Please print the full listing exactly.

........

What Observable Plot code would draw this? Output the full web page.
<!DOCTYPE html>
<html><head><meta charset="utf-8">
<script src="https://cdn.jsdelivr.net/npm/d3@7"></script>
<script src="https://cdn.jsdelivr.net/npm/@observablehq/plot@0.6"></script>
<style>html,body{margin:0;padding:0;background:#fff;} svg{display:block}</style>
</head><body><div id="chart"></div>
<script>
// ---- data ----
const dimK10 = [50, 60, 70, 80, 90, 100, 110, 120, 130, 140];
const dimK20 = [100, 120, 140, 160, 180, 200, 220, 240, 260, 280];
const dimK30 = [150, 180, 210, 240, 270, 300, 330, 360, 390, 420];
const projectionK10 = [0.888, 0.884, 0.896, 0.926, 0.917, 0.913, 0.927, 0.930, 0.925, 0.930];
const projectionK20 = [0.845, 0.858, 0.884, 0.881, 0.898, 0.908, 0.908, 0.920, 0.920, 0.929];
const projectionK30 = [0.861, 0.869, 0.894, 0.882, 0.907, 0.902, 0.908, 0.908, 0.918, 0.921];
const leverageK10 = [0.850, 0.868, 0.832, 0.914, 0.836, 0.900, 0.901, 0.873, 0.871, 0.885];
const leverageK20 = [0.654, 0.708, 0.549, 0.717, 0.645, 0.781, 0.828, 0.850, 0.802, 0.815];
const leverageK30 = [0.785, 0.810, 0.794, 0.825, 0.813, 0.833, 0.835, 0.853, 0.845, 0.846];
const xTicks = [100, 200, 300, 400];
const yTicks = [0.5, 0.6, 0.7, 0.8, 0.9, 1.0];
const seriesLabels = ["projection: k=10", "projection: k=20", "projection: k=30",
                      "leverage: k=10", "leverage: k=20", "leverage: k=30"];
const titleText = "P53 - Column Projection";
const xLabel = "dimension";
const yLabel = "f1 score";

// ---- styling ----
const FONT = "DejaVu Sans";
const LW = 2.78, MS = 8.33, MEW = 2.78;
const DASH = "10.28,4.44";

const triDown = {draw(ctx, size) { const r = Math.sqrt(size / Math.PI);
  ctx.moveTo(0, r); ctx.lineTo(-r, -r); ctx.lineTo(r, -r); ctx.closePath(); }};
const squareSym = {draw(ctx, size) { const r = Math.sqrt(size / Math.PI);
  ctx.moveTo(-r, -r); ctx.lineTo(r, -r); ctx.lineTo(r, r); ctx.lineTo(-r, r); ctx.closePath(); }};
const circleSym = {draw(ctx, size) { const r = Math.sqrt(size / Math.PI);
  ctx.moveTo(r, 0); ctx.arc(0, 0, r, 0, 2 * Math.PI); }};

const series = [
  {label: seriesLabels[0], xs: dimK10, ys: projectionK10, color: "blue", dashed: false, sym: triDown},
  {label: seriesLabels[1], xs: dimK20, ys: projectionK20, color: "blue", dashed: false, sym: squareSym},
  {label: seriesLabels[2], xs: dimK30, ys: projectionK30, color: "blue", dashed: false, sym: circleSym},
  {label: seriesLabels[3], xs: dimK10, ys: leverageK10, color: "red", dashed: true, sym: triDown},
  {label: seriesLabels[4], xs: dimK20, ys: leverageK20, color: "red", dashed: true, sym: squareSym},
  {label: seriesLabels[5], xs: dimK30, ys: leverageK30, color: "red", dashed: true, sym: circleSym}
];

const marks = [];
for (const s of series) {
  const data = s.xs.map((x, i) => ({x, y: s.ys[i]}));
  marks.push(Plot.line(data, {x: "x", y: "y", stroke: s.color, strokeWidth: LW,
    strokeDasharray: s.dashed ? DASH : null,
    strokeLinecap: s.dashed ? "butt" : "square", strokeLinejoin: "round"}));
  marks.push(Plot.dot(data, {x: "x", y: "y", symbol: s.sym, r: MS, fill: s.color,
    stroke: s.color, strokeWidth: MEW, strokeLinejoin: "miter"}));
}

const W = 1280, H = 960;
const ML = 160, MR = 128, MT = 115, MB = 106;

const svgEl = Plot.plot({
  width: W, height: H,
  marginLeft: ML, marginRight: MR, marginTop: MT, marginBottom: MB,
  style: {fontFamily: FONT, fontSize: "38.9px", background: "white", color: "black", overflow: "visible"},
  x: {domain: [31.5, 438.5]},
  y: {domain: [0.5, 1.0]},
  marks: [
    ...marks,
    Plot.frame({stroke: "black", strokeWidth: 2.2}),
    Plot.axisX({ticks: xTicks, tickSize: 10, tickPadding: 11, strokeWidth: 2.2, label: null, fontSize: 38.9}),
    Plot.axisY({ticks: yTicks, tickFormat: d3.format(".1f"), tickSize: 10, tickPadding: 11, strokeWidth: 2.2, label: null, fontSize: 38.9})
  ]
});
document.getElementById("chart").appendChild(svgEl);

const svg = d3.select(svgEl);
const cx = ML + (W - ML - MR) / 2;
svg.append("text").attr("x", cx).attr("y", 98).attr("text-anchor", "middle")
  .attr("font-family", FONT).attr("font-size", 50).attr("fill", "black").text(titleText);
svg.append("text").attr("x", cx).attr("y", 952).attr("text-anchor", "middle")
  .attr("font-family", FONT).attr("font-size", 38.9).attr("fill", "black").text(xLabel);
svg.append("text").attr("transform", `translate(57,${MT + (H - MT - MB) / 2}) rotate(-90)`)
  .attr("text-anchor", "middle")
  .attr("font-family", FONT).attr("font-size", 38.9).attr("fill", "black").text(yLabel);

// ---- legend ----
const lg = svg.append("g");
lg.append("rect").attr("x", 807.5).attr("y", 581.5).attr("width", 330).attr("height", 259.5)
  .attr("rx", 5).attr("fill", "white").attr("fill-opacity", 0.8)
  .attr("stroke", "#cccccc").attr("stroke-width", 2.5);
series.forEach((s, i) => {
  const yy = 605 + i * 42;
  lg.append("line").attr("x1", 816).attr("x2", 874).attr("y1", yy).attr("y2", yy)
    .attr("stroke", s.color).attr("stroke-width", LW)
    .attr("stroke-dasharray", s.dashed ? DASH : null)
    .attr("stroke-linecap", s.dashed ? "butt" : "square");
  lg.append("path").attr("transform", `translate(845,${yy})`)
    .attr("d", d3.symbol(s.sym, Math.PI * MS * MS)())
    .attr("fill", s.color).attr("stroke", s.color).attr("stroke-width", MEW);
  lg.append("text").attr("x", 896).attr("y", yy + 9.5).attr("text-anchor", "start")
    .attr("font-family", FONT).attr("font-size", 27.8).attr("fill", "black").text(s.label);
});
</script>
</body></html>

........

### [Answer to this exercise]
What Observable Plot code would draw this? Output the full web page.
<!DOCTYPE html>
<html><head><meta charset="utf-8">
<script src="https://cdn.jsdelivr.net/npm/d3@7"></script>
<script src="https://cdn.jsdelivr.net/npm/@observablehq/plot@0.6"></script>
<style>html,body{margin:0;padding:0;background:#fff;} svg{display:block}</style>
</head><body><div id="chart"></div>
<script>
// ---- data ----
const dimK10 = [50, 60, 70, 80, 90, 100, 110, 120, 130, 140];
const dimK20 = [100, 120, 140, 160, 180, 200, 220, 240, 260, 280];
const dimK30 = [150, 180, 210, 240, 270, 300, 330, 360, 390, 420];
const projectionK10 = [0.888, 0.884, 0.896, 0.926, 0.917, 0.913, 0.927, 0.930, 0.925, 0.930];
const projectionK20 = [0.845, 0.858, 0.884, 0.881, 0.898, 0.908, 0.908, 0.920, 0.920, 0.929];
const projectionK30 = [0.861, 0.869, 0.894, 0.882, 0.907, 0.902, 0.908, 0.908, 0.918, 0.921];
const leverageK10 = [0.850, 0.868, 0.832, 0.914, 0.836, 0.900, 0.901, 0.873, 0.871, 0.885];
const leverageK20 = [0.654, 0.708, 0.549, 0.717, 0.645, 0.781, 0.828, 0.850, 0.802, 0.815];
const leverageK30 = [0.785, 0.810, 0.794, 0.825, 0.813, 0.833, 0.835, 0.853, 0.845, 0.846];
const xTicks = [100, 200, 300, 400];
const yTicks = [0.5, 0.6, 0.7, 0.8, 0.9, 1.0];
const seriesLabels = ["projection: k=10", "projection: k=20", "projection: k=30",
                      "leverage: k=10", "leverage: k=20", "leverage: k=30"];
const titleText = "P53 - Column Projection";
const xLabel = "dimension";
const yLabel = "f1 score";

// ---- styling ----
const FONT = "DejaVu Sans";
const LW = 2.78, MS = 8.33, MEW = 2.78;
const DASH = "10.28,4.44";

const triDown = {draw(ctx, size) { const r = Math.sqrt(size / Math.PI);
  ctx.moveTo(0, r); ctx.lineTo(-r, -r); ctx.lineTo(r, -r); ctx.closePath(); }};
const squareSym = {draw(ctx, size) { const r = Math.sqrt(size / Math.PI);
  ctx.moveTo(-r, -r); ctx.lineTo(r, -r); ctx.lineTo(r, r); ctx.lineTo(-r, r); ctx.closePath(); }};
const circleSym = {draw(ctx, size) { const r = Math.sqrt(size / Math.PI);
  ctx.moveTo(r, 0); ctx.arc(0, 0, r, 0, 2 * Math.PI); }};

const series = [
  {label: seriesLabels[0], xs: dimK10, ys: projectionK10, color: "blue", dashed: false, sym: triDown},
  {label: seriesLabels[1], xs: dimK20, ys: projectionK20, color: "blue", dashed: false, sym: squareSym},
  {label: seriesLabels[2], xs: dimK30, ys: projectionK30, color: "blue", dashed: false, sym: circleSym},
  {label: seriesLabels[3], xs: dimK10, ys: leverageK10, color: "red", dashed: true, sym: triDown},
  {label: seriesLabels[4], xs: dimK20, ys: leverageK20, color: "red", dashed: true, sym: squareSym},
  {label: seriesLabels[5], xs: dimK30, ys: leverageK30, color: "red", dashed: true, sym: circleSym}
];

const marks = [];
for (const s of series) {
  const data = s.xs.map((x, i) => ({x, y: s.ys[i]}));
  marks.push(Plot.line(data, {x: "x", y: "y", stroke: s.color, strokeWidth: LW,
    strokeDasharray: s.dashed ? DASH : null,
    strokeLinecap: s.dashed ? "butt" : "square", strokeLinejoin: "round"}));
  marks.push(Plot.dot(data, {x: "x", y: "y", symbol: s.sym, r: MS, fill: s.color,
    stroke: s.color, strokeWidth: MEW, strokeLinejoin: "miter"}));
}

const W = 1280, H = 960;
const ML = 160, MR = 128, MT = 115, MB = 106;

const svgEl = Plot.plot({
  width: W, height: H,
  marginLeft: ML, marginRight: MR, marginTop: MT, marginBottom: MB,
  style: {fontFamily: FONT, fontSize: "38.9px", background: "white", color: "black", overflow: "visible"},
  x: {domain: [31.5, 438.5]},
  y: {domain: [0.5, 1.0]},
  marks: [
    ...marks,
    Plot.frame({stroke: "black", strokeWidth: 2.2}),
    Plot.axisX({ticks: xTicks, tickSize: 10, tickPadding: 11, strokeWidth: 2.2, label: null, fontSize: 38.9}),
    Plot.axisY({ticks: yTicks, tickFormat: d3.format(".1f"), tickSize: 10, tickPadding: 11, strokeWidth: 2.2, label: null, fontSize: 38.9})
  ]
});
document.getElementById("chart").appendChild(svgEl);

const svg = d3.select(svgEl);
const cx = ML + (W - ML - MR) / 2;
svg.append("text").attr("x", cx).attr("y", 98).attr("text-anchor", "middle")
  .attr("font-family", FONT).attr("font-size", 50).attr("fill", "black").text(titleText);
svg.append("text").attr("x", cx).attr("y", 952).attr("text-anchor", "middle")
  .attr("font-family", FONT).attr("font-size", 38.9).attr("fill", "black").text(xLabel);
svg.append("text").attr("transform", `translate(57,${MT + (H - MT - MB) / 2}) rotate(-90)`)
  .attr("text-anchor", "middle")
  .attr("font-family", FONT).attr("font-size", 38.9).attr("fill", "black").text(yLabel);

// ---- legend ----
const lg = svg.append("g");
lg.append("rect").attr("x", 807.5).attr("y", 581.5).attr("width", 330).attr("height", 259.5)
  .attr("rx", 5).attr("fill", "white").attr("fill-opacity", 0.8)
  .attr("stroke", "#cccccc").attr("stroke-width", 2.5);
series.forEach((s, i) => {
  const yy = 605 + i * 42;
  lg.append("line").attr("x1", 816).attr("x2", 874).attr("y1", yy).attr("y2", yy)
    .attr("stroke", s.color).attr("stroke-width", LW)
    .attr("stroke-dasharray", s.dashed ? DASH : null)
    .attr("stroke-linecap", s.dashed ? "butt" : "square");
  lg.append("path").attr("transform", `translate(845,${yy})`)
    .attr("d", d3.symbol(s.sym, Math.PI * MS * MS)())
    .attr("fill", s.color).attr("stroke", s.color).attr("stroke-width", MEW);
  lg.append("text").attr("x", 896).attr("y", yy + 9.5).attr("text-anchor", "start")
    .attr("font-family", FONT).attr("font-size", 27.8).attr("fill", "black").text(s.label);
});
</script>
</body></html>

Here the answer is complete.